Architecture and fashion are typically considered two separate forms of design with little to do with each other, but Faris Al-Shathir is working to change that notion.
Al-Shathir is director and co-founder of BOFFO, a non-profit organization that works to convert empty, unused spaces in New York City into art. This fall, the organization is sponsoring five competitions and a series of exhibits to connect high-profile fashion designers with architects to collaborate on a Tribeca pop-up store — a previously dark, abandoned space transformed into a glitzy retail shop, teeming with people engaged as much in taking photographs as shopping.
Right now, the space at 50 Walker St. is the result of a partnership between jewelry designer Irene Neuwirth and architect Marc Fornes under his label, TheVeryMany. Their version of the pop-up store, a forest of jewelry displayed behind softly illuminated glass cases, will last until October 12. Coming up in late October is fashion of unusual fabrics, including gold foil and vintage parachutes.
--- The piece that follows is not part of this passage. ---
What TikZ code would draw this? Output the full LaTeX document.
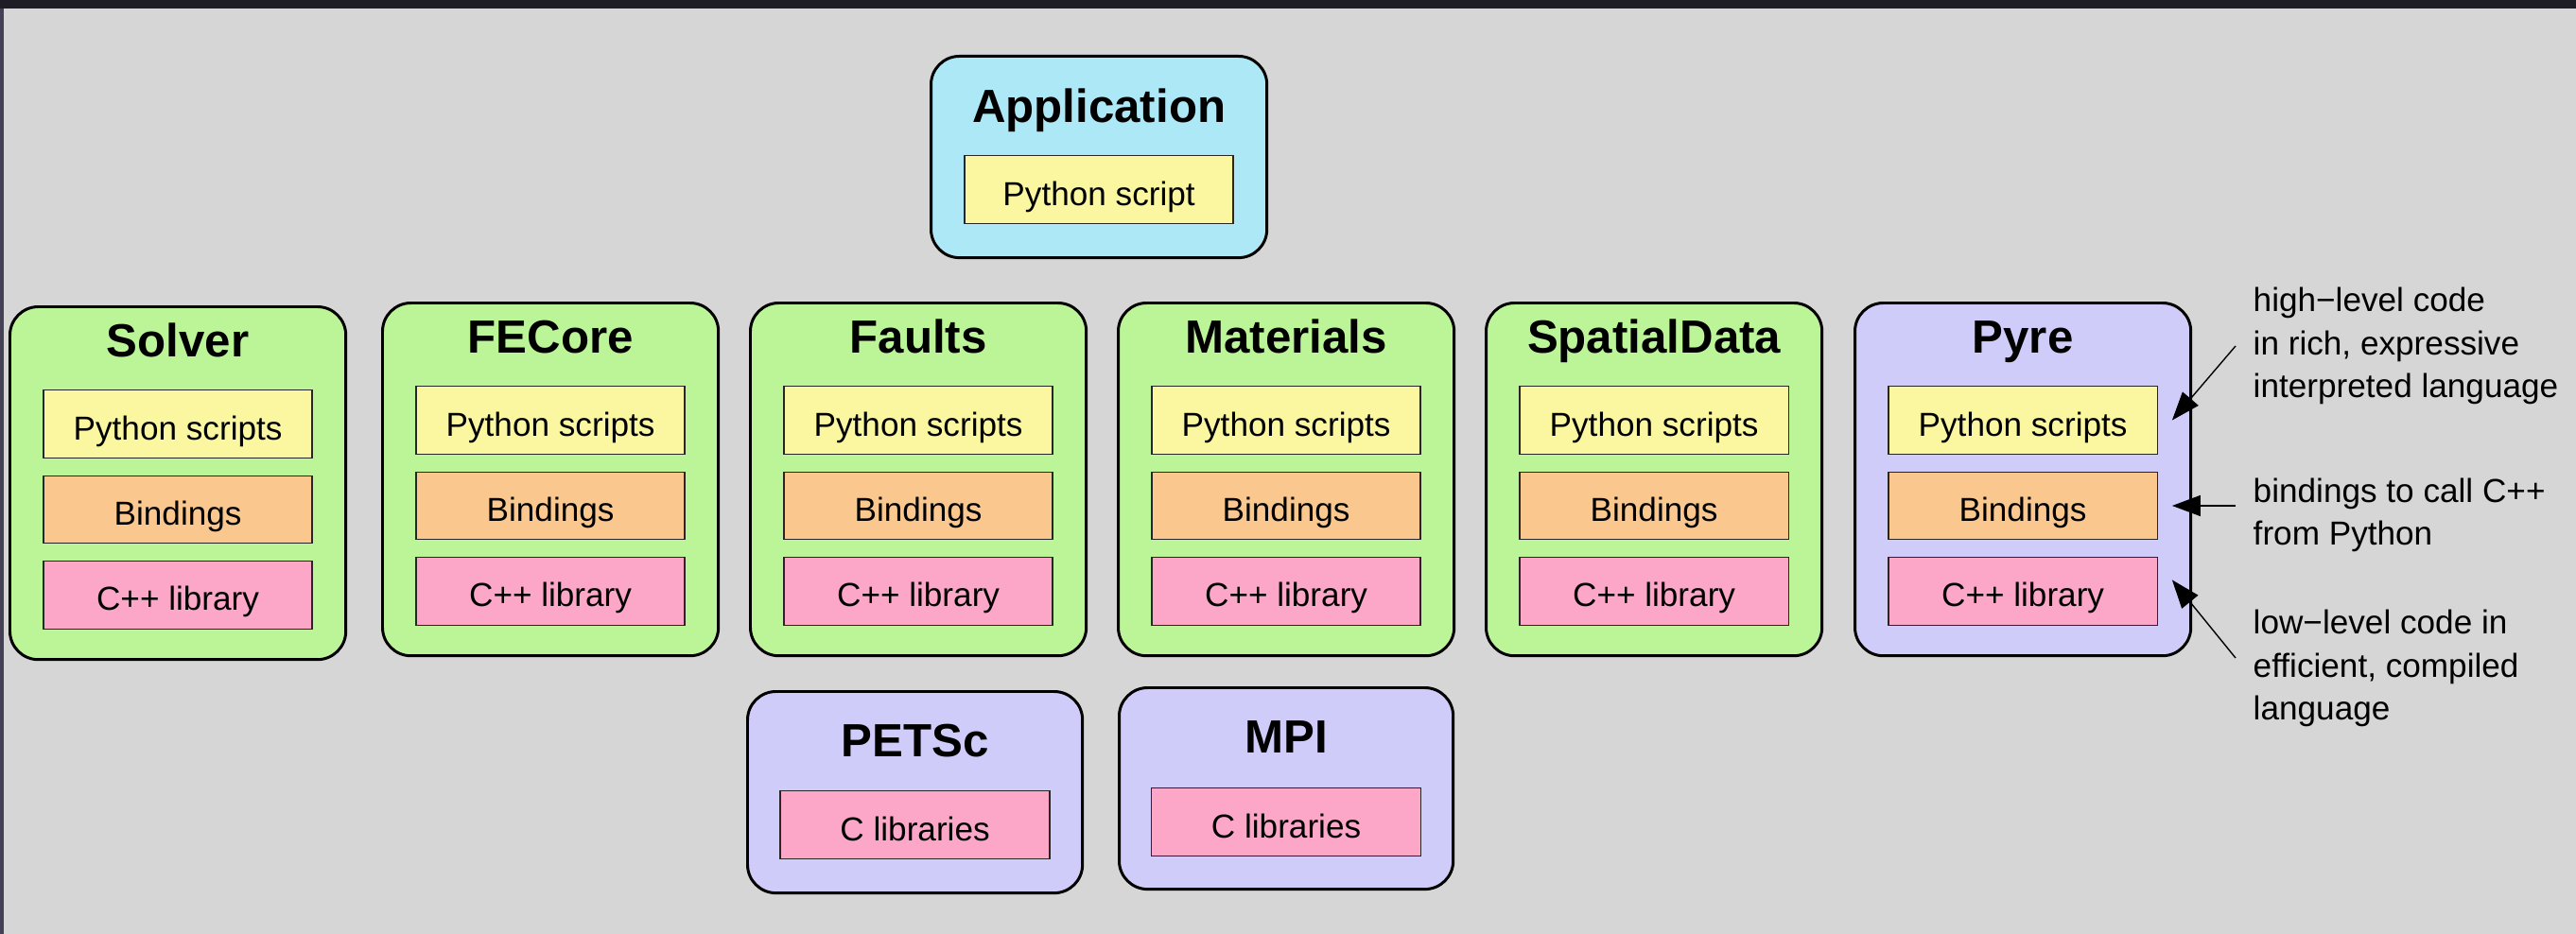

The first exhibit, a collaboration between fashion designer Nicola Formichetti and Gage/Clemenceau Architects, featured a space that started with plants and television screens and morphed into a room of spikes made entirely of mirror edges and projected lights.
Veronica Acosta, a student at Parsons School of Design, visited the store designed by Gage/Clemenceau on the last day it was open in September. She said she thought the first exhibit was “crazy.”
“You step in, and the first part is normal, and then you move into the crazy part,” she said on the sidewalk outside the store, reflecting on what she’d just seen.
Acosta said the exhibit made her think about some ways she and other students at Parsons can collaborate on different ideas of design. “We have fashion students and architecture students and that connection is missing,” she said. “We don’t collaborate within the school, but this is something to bring back and share with other students.”
More than 350 architects applied to work with all five designers, Al-Shathir said. The prize is the opportunity to collaborate with a high-profile designer and a $20,000 stipend. “It’s a really good opportunity to build in New York, which is rare if you’re an architect,” Al-Shathir said. “It also makes a new client relationship, someone you could work with in the future.”
One of those applicants was Marc Bailly, a partner in the architecture firm of Gage/Clemenceau Architects, previously known for their work in residential areas through the city. He said he and partner Mark Gage had heard of the BOFFO competition previously. Since this was the second year of the competition, and there was a particular fashion designer they were dying to work with, they entered — and won.
“When the opportunity came to do the project with Nicola [Formichetti], we jumped at it,” he said. “The five designers are all great, but Nicola is really crazy. His stuff is just all over the place. It fits really well into our aesthetic, of this over-the-top and over-saturated aesthetic.”
Formichetti is best known as the creative director for the French fashion house MUGLER, as well as a frequent collaborator with performing artist Lady Gaga. More than 150 architects submitted their bid to work with him, but he eventually picked Gage/Clemenceau and their proposed design of mirrored spikes and lights.
Bailly said despite Formichetti’s reputation for wild designs, he was down-to-earth and easy to work with. “We kind of welcomed the challenge,” Bailly said. “We had this immersive environment with the mirrors and the robotic lights, very multifaceted. It was a highly collaborative effort. Part museum, part retail and part entertainment.”
The competition provides a unique opportunity for designers to flex their creative muscles while bringing awareness to the techniques that are new and cutting-edge, Bailly said.
“Before, fashion designers might think to hire a conventional architect,” he said. ‘Now, we can create a design to fit their brand. It opens up opportunities for more talent.”
Al-Shathir said the competition targeted fashion and architecture because of the unusual dynamic between architecture’s permanence and fashion’s constant evolution.
“We noticed there being a lack of diversity and excitement in the retail component of fashion,” he said. “We also had a great number of fashion designers who had never had the opportunity to take that step. You really love the idea and the pop and celebrity culture and the architecture industry can really play off that and create some excitement.”